Jody Allen, visiting assistant professor of history, met Braxton in 1995 when she attended W&M as a graduate student. She called herself “privileged” to observe Braxton help bring the Black Studies Program to life.
“She understood the impact that such a program would have on all students, especially African-American students,” Allen wrote. “She also knew that as a liberal arts institution, William & Mary was obligated to provide a diverse educational experience for all students.”
Her favorite five
Braxton was asked to name her top five accomplishments at W&M and why she chose them. She prefaced her answer by saying, “It’s difficult to reflect on one's own contributions. In the moment, it is often essential to the intended outcome to operate as if one would never receive any recognition whatsoever."
Her list:
- Teaching with integrity and holding space for difficult intellectual conversations, especially conversations about race and difference.
- Mentoring students, former students and junior faculty members.
- Pushing for curricular innovation, including advocating for the formation of Africana studies, bringing Peggy McIntosh to campus to facilitate the founding of Women’s studies and contributing to the foundational conversations that led to the creation of the American Studies Program and the Commonwealth Center for the Study of American Culture.
- Founding the Middle Passage Project and its related programs, including the May 2000 “Monuments of the Black Atlantic: History, Memory and Politics” conference that brought scholars and artists from 56 countries around the world to campus.

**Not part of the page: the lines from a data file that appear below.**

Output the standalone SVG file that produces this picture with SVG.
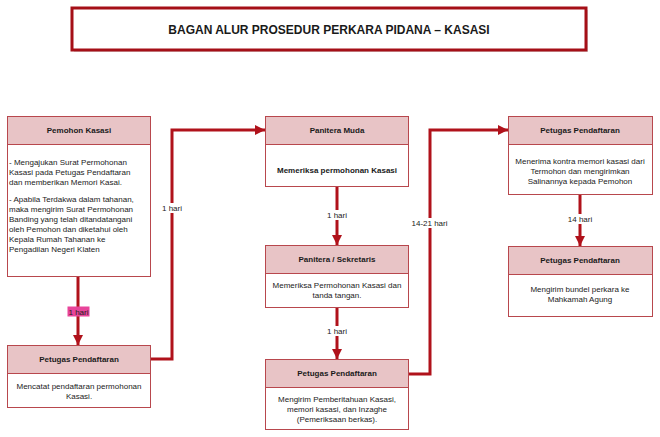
<svg xmlns="http://www.w3.org/2000/svg" width="660" height="437" viewBox="0 0 660 437">
<defs>
<marker id="ah" markerUnits="userSpaceOnUse" markerWidth="12" markerHeight="12" viewBox="0 0 12 12" refX="10" refY="6" orient="auto">
<path d="M0,1 L10,6 L0,11 Z" fill="#b0121b"/>
</marker>
</defs>
<style>
.box{fill:#ffffff;stroke:#b8474d;stroke-width:1}
.hdr{fill:#e8c4c6;stroke:#b8474d;stroke-width:1}
.ht{font-family:"Liberation Sans",Arial,sans-serif;font-size:8px;font-weight:bold;fill:#1a1a1a;text-anchor:middle}
.bt{font-family:"Liberation Sans",Arial,sans-serif;font-size:8px;fill:#222;text-anchor:middle}
.bl{font-family:"Liberation Sans",Arial,sans-serif;font-size:8px;fill:#222}
.ln{fill:none;stroke:#b0121b;stroke-width:3}
.lb{font-family:"Liberation Sans",Arial,sans-serif;font-size:8px;fill:#222;text-anchor:middle}
.lbg{fill:#ffffff}
</style>
<rect width="660" height="437" fill="#ffffff"/>
<g id="title">
<rect x="74" y="10" width="514" height="42" fill="#d8d8d8"/>
<rect x="72" y="8" width="514" height="42" fill="#ffffff" stroke="#a50f17" stroke-width="3"/>
<text x="329" y="33.5" font-family="'Liberation Sans',Arial,sans-serif" font-size="12" font-weight="bold" fill="#1a1a1a" text-anchor="middle">BAGAN ALUR PROSEDUR PERKARA PIDANA – KASASI</text>
</g>
<g id="connectors">
<line class="ln" x1="78" y1="277" x2="78" y2="345" marker-end="url(#ah)"/>
<rect x="67.5" y="306.5" width="22" height="10" fill="#e8449a"/>
<text class="lb" x="78.5" y="314.5">1 hari</text>
<polyline class="ln" points="150,359 172,359 172,130 265,130" marker-end="url(#ah)"/>
<rect class="lbg" x="161" y="203" width="22" height="10"/>
<text class="lb" x="172" y="211">1 hari</text>
<line class="ln" x1="337" y1="187" x2="337" y2="245" marker-end="url(#ah)"/>
<rect class="lbg" x="326" y="210" width="22" height="10"/>
<text class="lb" x="337" y="218">1 hari</text>
<line class="ln" x1="337" y1="307" x2="337" y2="359" marker-end="url(#ah)"/>
<rect class="lbg" x="326" y="326" width="22" height="10"/>
<text class="lb" x="337" y="334">1 hari</text>
<polyline class="ln" points="408,374 430,374 430,130 508,130" marker-end="url(#ah)"/>
<rect class="lbg" x="411" y="218" width="37" height="10"/>
<text class="lb" x="429.5" y="226">14-21 hari</text>
<line class="ln" x1="580" y1="195" x2="580" y2="246" marker-end="url(#ah)"/>
<rect class="lbg" x="567" y="214" width="26" height="10"/>
<text class="lb" x="580" y="222">14 hari</text>
</g>
<g id="pemohon-kasasi">
<rect class="box" x="7.5" y="116.5" width="143" height="160"/>
<rect class="hdr" x="7.5" y="116.5" width="143" height="28"/>
<text class="ht" x="79" y="133">Pemohon Kasasi</text>
<text class="bl" x="9" y="165">- Mengajukan Surat Permohonan</text>
<text class="bl" x="9" y="175">Kasasi  pada Petugas Pendaftaran</text>
<text class="bl" x="9" y="185">dan memberikan Memori Kasai.</text>
<text class="bl" x="9" y="202">- Apabila Terdakwa dalam tahanan,</text>
<text class="bl" x="9" y="212">maka mengirim Surat Permohonan</text>
<text class="bl" x="9" y="222">Banding yang telah ditandatangani</text>
<text class="bl" x="9" y="232">oleh Pemohon dan diketahui oleh</text>
<text class="bl" x="9" y="242">Kepala Rumah Tahanan ke</text>
<text class="bl" x="9" y="252">Pengadilan Negeri Klaten</text>
</g>
<g id="petugas-1">
<rect class="box" x="7.5" y="345.5" width="143" height="62"/>
<rect class="hdr" x="7.5" y="345.5" width="143" height="28"/>
<text class="ht" x="79" y="362">Petugas Pendaftaran</text>
<text class="bt" x="79" y="389">Mencatat pendaftaran permohonan</text>
<text class="bt" x="79" y="399">Kasasi.</text>
</g>
<g id="panitera-muda">
<rect class="box" x="265.5" y="116.5" width="143" height="70"/>
<rect class="hdr" x="265.5" y="116.5" width="143" height="28"/>
<text class="ht" x="337" y="133">Panitera Muda</text>
<text class="ht" x="337" y="173">Memeriksa permohonan Kasasi</text>
</g>
<g id="panitera-sekretaris">
<rect class="box" x="265.5" y="245.5" width="143" height="62"/>
<rect class="hdr" x="265.5" y="245.5" width="143" height="28"/>
<text class="ht" x="337" y="262">Panitera / Sekretaris</text>
<text class="bt" x="337" y="288">Memeriksa Permohonan Kasasi dan</text>
<text class="bt" x="337" y="298">tanda tangan.</text>
</g>
<g id="petugas-2">
<rect class="box" x="265.5" y="359.5" width="143" height="70"/>
<rect class="hdr" x="265.5" y="359.5" width="143" height="28"/>
<text class="ht" x="337" y="376">Petugas Pendaftaran</text>
<text class="bt" x="337" y="402">Mengirim Pemberitahuan Kasasi,</text>
<text class="bt" x="337" y="412">memori kasasi, dan  Inzaghe</text>
<text class="bt" x="337" y="422">(Pemeriksaan berkas).</text>
</g>
<g id="petugas-3">
<rect class="box" x="508.5" y="116.5" width="144" height="78"/>
<rect class="hdr" x="508.5" y="116.5" width="144" height="28"/>
<text class="ht" x="580" y="133">Petugas Pendaftaran</text>
<text class="bt" x="580" y="164">Menerima kontra memori kasasi dari</text>
<text class="bt" x="580" y="174">Termohon dan mengirimkan</text>
<text class="bt" x="580" y="184">Salinannya kepada Pemohon</text>
</g>
<g id="petugas-4">
<rect class="box" x="508.5" y="246.5" width="144" height="70"/>
<rect class="hdr" x="508.5" y="246.5" width="144" height="28"/>
<text class="ht" x="580" y="263">Petugas Pendaftaran</text>
<text class="bt" x="580" y="292">Mengirim bundel perkara ke</text>
<text class="bt" x="580" y="302">Mahkamah Agung</text>
</g>
</svg>
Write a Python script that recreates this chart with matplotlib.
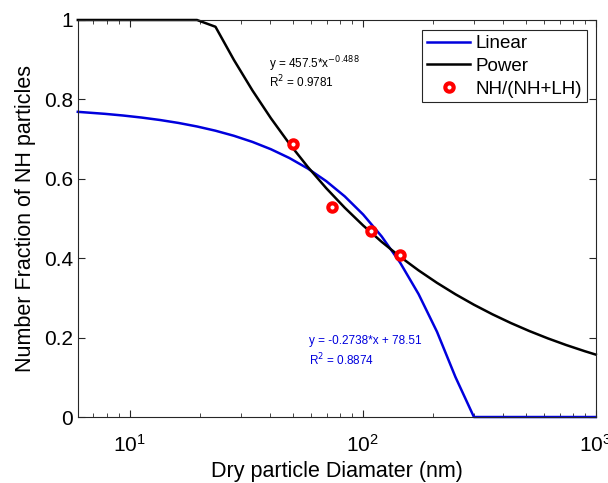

- Providing spiritual companionship to faculty, students and staff as an ordained and authorized campus minister and a member of Campus Ministries United, especially during seasons of shared grief and loss. Founding the United Church of Christ W&M campus ministry and preaching regularly in the Wren Chapel from 2011-13.
Much more ahead to contribute
Braxton is retiring at the end of the semester and recently accepted an appointment at the United States Library of Congress as the David M. Larsen Fellow of Spirituality and Health.
However, Associate Professor Shantá D. Hinton wrote, Braxton’s work for W&M and her community at large is far from done. She points to Braxton’s recent work as principal investigator on the W&M-Eastern Virginia Medical School Narrative Medicine for Excellence Project.
“She will serve this institution through her collaboration with EVMS … She isn’t retiring to rest and become stagnant, but to embrace her role as an influential leader to her community [and] to be mindful of the well being of themselves as a whole.”
Finally, Jackson Sasser, assistant visiting professor of government, reached deep into history and pop culture in making his case for Braxton and the Jefferson Award.
“At the University of Virginia they speak of Jefferson as though he is in the next room,” he wrote. “I teach as though Professor Braxton is alongside me.
“Not long ago I came across Bruce Springsteen’s comment on his audiences’ hopes: They want to feel at home, he said, and they want to be surprised ... William & Mary became, and remains, home to me because of Professor Braxton’s incredibly warm welcome. And no classroom, including my own, has surprised me like hers, and no friend or colleague’s thinking has challenged me more profoundly in the years since.”